Studio album by Frank Turner
- Released: 22 April 2013
- Recorded: 2012 in Los Angeles
- Genre: Folk rock, folk punk, punk rock
- Length: 50:20
- Label: Xtra Mile, Polydor, Interscope
- Producer: Rich Costey

Frank Turner chronology
| The Second Three Years (2011) | Tape Deck Heart (2013) | Losing Days (2013) |

Singles from Tape Deck Heart
- "Recovery" Released: 4 March 2013; "The Way I Tend to Be" Released: 6 June 2013; "Losing Days" Released: 1 September 2013; "Oh Brother" Released: 9 October 2013; "Polaroid Picture" Released: 3 February 2014;

= Tape Deck Heart =

Tape Deck Heart is the fifth studio album by English singer-songwriter Frank Turner, released on 22 April 2013 on Xtra Mile in the UK, and on Polydor / Interscope worldwide. Produced by Rich Costey, the album was preceded by the single, "Recovery."

Described as a "break-up album," Tape Deck Heart was written and recorded following the collapse of a long-term romantic relationship. Turner stated: "There’s a lot of stuff on this record about loss and failure in relationships, about what happens when something that was supposed to be timeless runs out of time."

Tape Deck Heart has been given a Parental Advisory label due to the profanity heard on tracks "Plain Sailing Weather" and "Good & Gone". The title of the album is taken from a lyric in the song "Tell Tale Signs".

Professional ratings
Aggregate scores
| Source | Rating |
| Metacritic | 76/100 |
Review scores
| Source | Rating |
| AllMusic | Star Half star |
| The A.V. Club | B |
| The Guardian | Star |
| Hellhound Music | Star |
| NME | 8/10 |
| PopMatters | 8/10 |
| Punknews.org | Star Half star |
| Sputnikmusic | Star Half star |
| The Telegraph | Star |
| This Is Fake DIY | 5/10 |

==Background and recording==
After extensive touring in support of Turner's fourth studio album, England Keep My Bones (2011) - which included an appearance during the 2012 Summer Olympics opening ceremony and a headline show at Wembley Arena - Turner and his backing band, The Sleeping Souls, flew to Los Angeles, in October 2012, to enter the studio with producer Rich Costey, seeking a "big, warm expansive rock sound." Regarding the band's experience in Los Angeles, Turner stated, "It’s such a cliché – bands reach a certain level of success, go to L.A. to record an album.

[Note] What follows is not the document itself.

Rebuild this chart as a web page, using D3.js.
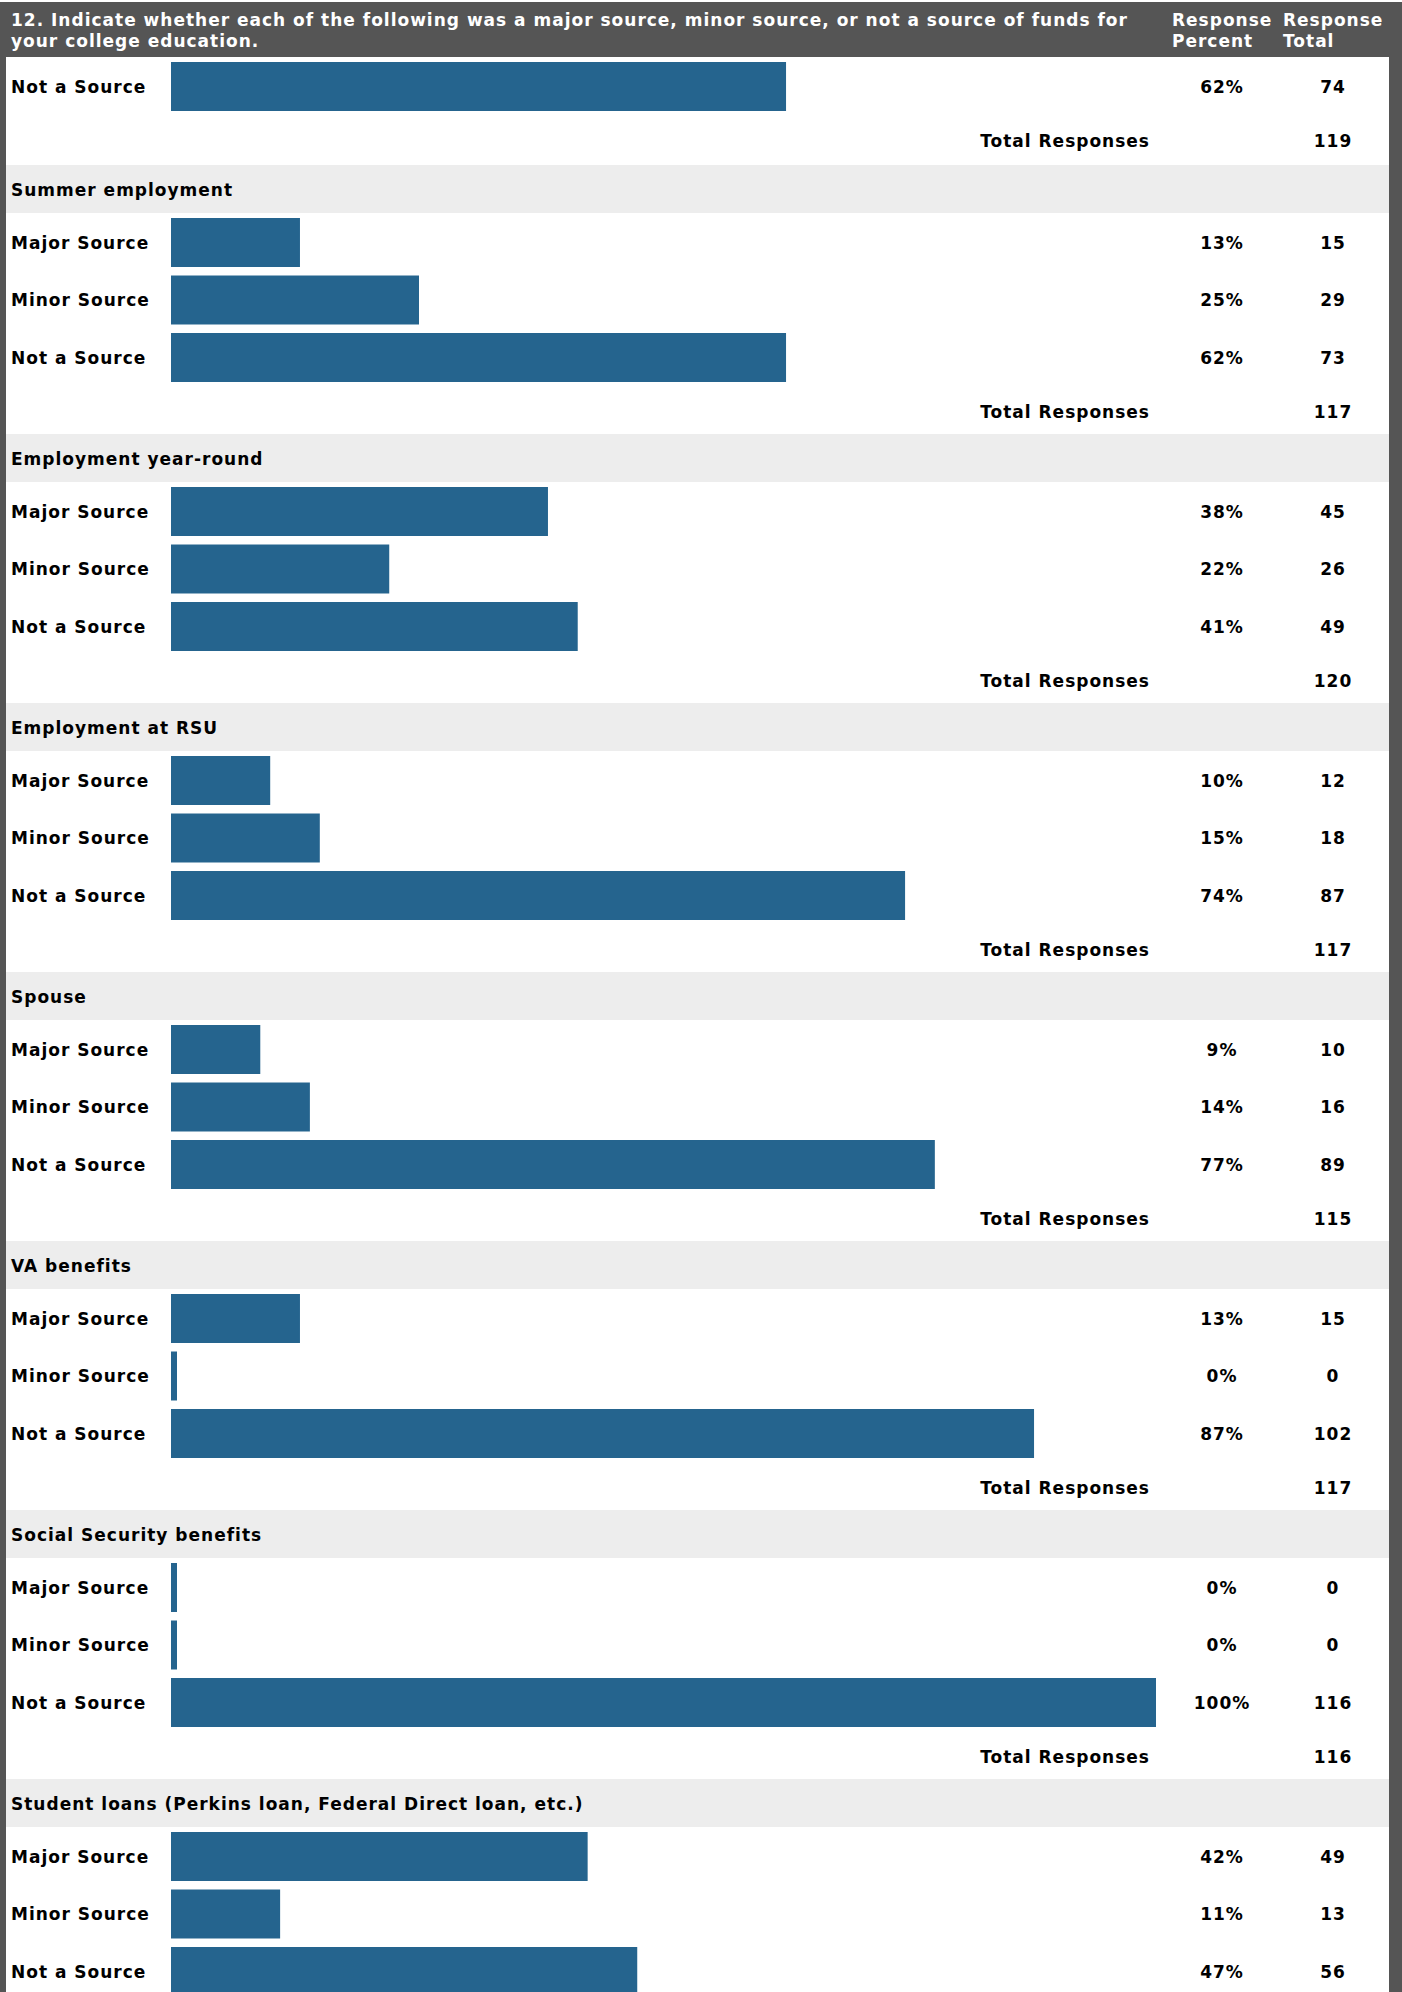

I was nervous about recording outside the UK because my music sounds English and I like that, but in fact, it didn’t make any difference. We stayed at the Holiday Inn next door and didn’t finish until dark every day, so I scarcely saw the sun shine."

Regarding Costey's production, Turner noted, "I will say that I think the production is a massive step up for me. [...] The man is a fucking genius." Nicknamed, "Sauron, the all seeing eye," by Turner and his bandmates, Costey often made the band perform multiple takes in the studio, with Turner stating: "He brings an almost autistic eye for detail. He made me do 42 vocal takes at one point, with the encouragement ‘I know there’s something in there'."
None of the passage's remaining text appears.